A combination of the coronavirus quarantine restrictions and a falling market is sparking talk of diversions, delays and disputes about LNG cargoes destined for China.

On Friday, data intelligence analyst Kpler identified at least five LNG carriers which it said have either been diverted from Chinese ports or which are holding off the country’s coastline with cargoes on board.

Brokers said they believe at least one of the vessels, the 155,641-cbm Tangguh Foja (built 2008), which ships cargoes from Indonesia to China, was diverted to Singapore.

Several Qatari-controlled vessels are detailed as waiting off China.

But another of the LNG carriers listed is not due to discharge until Sunday and is not expected to be delayed, according to its owner’s interests.

On a plus note, brokers said Australian energy company Woodside has emerged with a requirement for an LNG carrier to take on spot charter. They expect this ship to be cover for LNG vessels quarantined off Australia.

LNG carrier rates have come under increasing pressure in the last few weeks before the coronavirus hit, on the back of a warmer-than-expected winter season, lower economic demand complicated by falling gas prices, and brokers report another quiet week for fixtures.

Demand for LNG in Asia, where China is one of the biggest buyers of the commodity, was also falling pre-virus but the concerns about the economic fallout from the outbreak are resonating through the LNG market.

Brokers pointed out that large volumes of LNG are moved by truck within China which could further depress demand as personnel movements come under fresh limitations in an effort to limit the coronavirus spread.

Consultant Rystad Energy said China’s LNG imports for January fell by 10% year-on-year.

Rystad said it has revised its growth estimate for Chinese LNG demand this year to 4.7%, down from a previous forecast of a 10-13% rise for this year.

“Given the strictest lockdowns of cities and factories, the Chinese government is trying by all means to end the outbreak as quickly as possible, so we see a speedy economic recovery later this year and a return to growth in LNG imports. However, the growth rate is expected to be much lower than previously predicted, mainly due to the industrial sector,” Rystad vice president for gas and power markets Xi Nan said.

Xi described China’s largest gas consumer China National Offshore Oil Corp as “undergoing a heavy hit.”

Bloomberg reported on Friday that energy majors Total and Shell had rejected force majeure claims by CNOOC. This would mean the majors would likely claim compensation if CNOOC cancelled its contracted shipments.

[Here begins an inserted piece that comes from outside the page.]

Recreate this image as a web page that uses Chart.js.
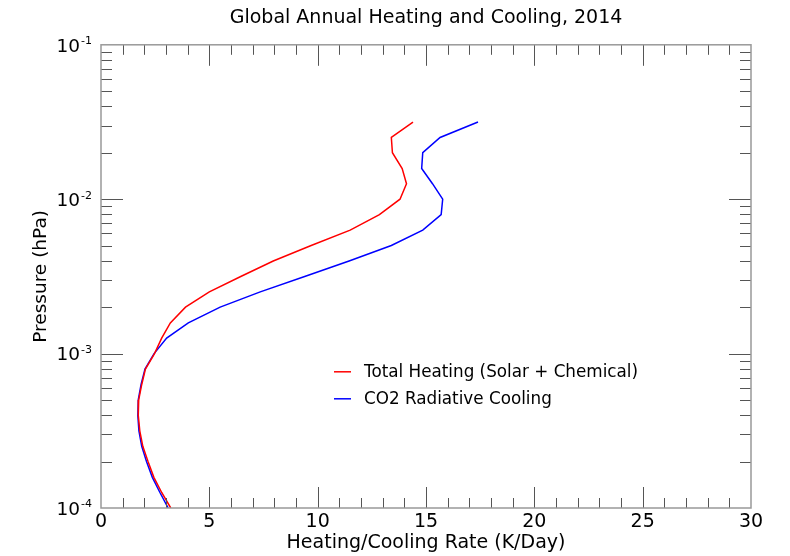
<!DOCTYPE html>
<html><head><meta charset="utf-8">
<script src="https://cdn.jsdelivr.net/npm/chart.js@4.4.1/dist/chart.umd.min.js"></script>
<style>html,body{margin:0;padding:0;background:#fff}#wrap{width:790px;height:556px}</style>
</head><body><div id="wrap"><canvas id="c" width="790" height="556"></canvas></div>
<script>
const chartTitle = 'Global Annual Heating and Cooling, 2014';
const xAxisTitle = 'Heating/Cooling Rate (K/Day)';
const yAxisTitle = 'Pressure (hPa)';
const seriesLabels = ['Total Heating (Solar + Chemical)', 'CO2 Radiative Cooling'];

// Pressure levels (hPa)
const pressure = [0.0316, 0.0251, 0.0200, 0.0158, 0.0126, 0.0100, 0.00794, 0.00631, 0.00501,
  0.00398, 0.00316, 0.00251, 0.00200, 0.00158, 0.00126, 0.00100, 0.000794, 0.000631, 0.000501,
  0.000398, 0.000316, 0.000251, 0.000200, 0.000158, 0.000126, 0.000100];
// Total heating rate (K/day)
const heating = [14.4, 13.4, 13.45, 13.9, 14.1, 13.8, 12.85, 11.5, 9.7, 7.95, 6.45, 5.0, 3.9,
  3.2, 2.8, 2.47, 2.05, 1.88, 1.74, 1.72, 1.79, 1.93, 2.17, 2.44, 2.8, 3.22];
// CO2 radiative cooling rate (K/day)
const cooling = [17.4, 15.65, 14.85, 14.8, 15.3, 15.77, 15.7, 14.85, 13.4, 11.45, 9.4, 7.35, 5.5,
  4.03, 3.03, 2.45, 2.03, 1.85, 1.72, 1.7, 1.75, 1.88, 2.1, 2.37, 2.72, 3.1];

const xMin = 0, xMax = 30, xStep = 5;
const yTickValues = [1e-4, 1e-3, 1e-2, 1e-1];
const yTickBase = '10';
const yTickExponents = ['-4', '-3', '-2', '-1'];

const FONT = '"DejaVu Sans", "Liberation Sans", sans-serif';

const frameTicks = {
  id: 'frameTicks',
  afterDraw(chart) {
    const {ctx, chartArea: {left, right, top, bottom}, scales: {x, y}} = chart;
    ctx.save();
    ctx.lineWidth = 1;
    ctx.strokeStyle = '#555';
    ctx.beginPath();
    for (let v = xMin + 1; v < xMax; v++) {
      const px = Math.round(x.getPixelForValue(v)) + 0.5;
      const len = v % xStep === 0 ? 21 : 10;
      ctx.moveTo(px, bottom); ctx.lineTo(px, bottom - len);
      ctx.moveTo(px, top); ctx.lineTo(px, top + len);
    }
    for (let e = -4; e <= -2; e++) {
      for (let m = 1; m <= 9; m++) {
        if (m === 1 && e === -4) continue;
        const v = m * Math.pow(10, e);
        const py = Math.round(y.getPixelForValue(v)) + 0.5;
        const len = m === 1 ? 22 : 11;
        ctx.moveTo(left, py); ctx.lineTo(left + len, py);
        ctx.moveTo(right, py); ctx.lineTo(right - len, py);
      }
    }
    ctx.stroke();
    ctx.lineWidth = 1.5;
    ctx.strokeStyle = '#999';
    ctx.strokeRect(left, top, right - left, bottom - top);
    ctx.restore();
  }
};

// y tick labels as base + raised exponent, placed through the y scale
const yPowerLabels = {
  id: 'yPowerLabels',
  afterDraw(chart) {
    const {ctx, chartArea, scales: {y}} = chart;
    const rightEdge = chartArea.left - 9;
    ctx.save();
    ctx.fillStyle = '#000';
    ctx.textAlign = 'right';
    ctx.textBaseline = 'middle';
    yTickValues.forEach((v, i) => {
      const py = y.getPixelForValue(v);
      ctx.font = '11px ' + FONT;
      const ew = ctx.measureText(yTickExponents[i]).width;
      ctx.fillText(yTickExponents[i], rightEdge, py - 3.5);
      ctx.font = '18.5px ' + FONT;
      ctx.fillText(yTickBase, rightEdge - ew - 1, py + 2);
    });
    ctx.restore();
  }
};

const insideLegend = {
  id: 'insideLegend',
  afterDraw(chart) {
    const {ctx, chartArea} = chart;
    const x0 = chartArea.left + 233, y0 = chartArea.top + 327, gap = 27;
    ctx.save();
    ctx.font = '16.8px ' + FONT;
    ctx.textBaseline = 'middle';
    ctx.textAlign = 'left';
    chart.data.datasets.forEach((ds, i) => {
      const yy = y0 + i * gap;
      ctx.strokeStyle = ds.borderColor;
      ctx.lineWidth = 1.5;
      ctx.beginPath();
      ctx.moveTo(x0, yy); ctx.lineTo(x0 + 17, yy);
      ctx.stroke();
      ctx.fillStyle = '#000';
      ctx.fillText(ds.label, x0 + 30, yy + 1);
    });
    ctx.restore();
  }
};

new Chart(document.getElementById('c'), {
  type: 'scatter',
  data: {
    datasets: [
      {label: seriesLabels[0], data: pressure.map((p, i) => ({x: heating[i], y: p})),
       borderColor: '#ff0000', backgroundColor: '#ff0000', showLine: true, pointRadius: 0, borderWidth: 1.5, tension: 0},
      {label: seriesLabels[1], data: pressure.map((p, i) => ({x: cooling[i], y: p})),
       borderColor: '#0000ff', backgroundColor: '#0000ff', showLine: true, pointRadius: 0, borderWidth: 1.5, tension: 0}
    ]
  },
  options: {
    responsive: false,
    animation: false,
    devicePixelRatio: 1,
    layout: {padding: {left: 0, right: 39, top: 0, bottom: 0}},
    plugins: {
      legend: {display: false},
      tooltip: {enabled: false},
      title: {display: true, text: chartTitle, color: '#000', fullSize: false,
        font: {family: FONT, size: 19, weight: 'normal'}, padding: {top: 7, bottom: 15}}
    },
    scales: {
      x: {
        type: 'linear', min: xMin, max: xMax,
        grid: {display: false, drawTicks: false},
        border: {display: false},
        ticks: {stepSize: xStep, color: '#000', padding: 3, maxRotation: 0,
          font: {family: FONT, size: 19}},
        title: {display: true, text: xAxisTitle, color: '#000',
          font: {family: FONT, size: 19}, padding: {top: 0, bottom: 2}},
        afterFit(s) { s.height = 48; }
      },
      y: {
        type: 'logarithmic', min: 1e-4, max: 1e-1,
        grid: {display: false, drawTicks: false},
        border: {display: false},
        afterBuildTicks(s) { s.ticks = yTickValues.map(v => ({value: v})); },
        ticks: {display: false},
        title: {display: true, text: yAxisTitle, color: '#000',
          font: {family: FONT, size: 18.5}, padding: {top: 30, bottom: 0}},
        afterFit(s) { s.width = 101; }
      }
    }
  },
  plugins: [frameTicks, yPowerLabels, insideLegend]
});
</script>
</body></html>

LNG industry players pointed out that the Asia spot price for LNG has fallen to a record $3 per MMBtu, which is well below prices in the range of $9 per MMBtu which Chinese buyers are locked in to pay under their long-term LNG sale and purchase contracts.

“As the spread of the coronavirus does not yet appear to be slowing down, concerns are rising among LNG sellers,” Rystad said. “If more Chinese companies cancel or defer importing LNG volumes from term contracts, and if the spot price then falls further, sellers may face even greater pressure from buyers wanting to renegotiate existing contracts or hesitating to sign new ones.”

Rystad said China has contracts in place to buy 50 million tonnes per annum (tpa) of LNG from Australia, Qatar, Malaysia, Indonesia, Russia, Papua New Guinea, the US and portfolio players, and would likely need to buy another 12 million tpa this year.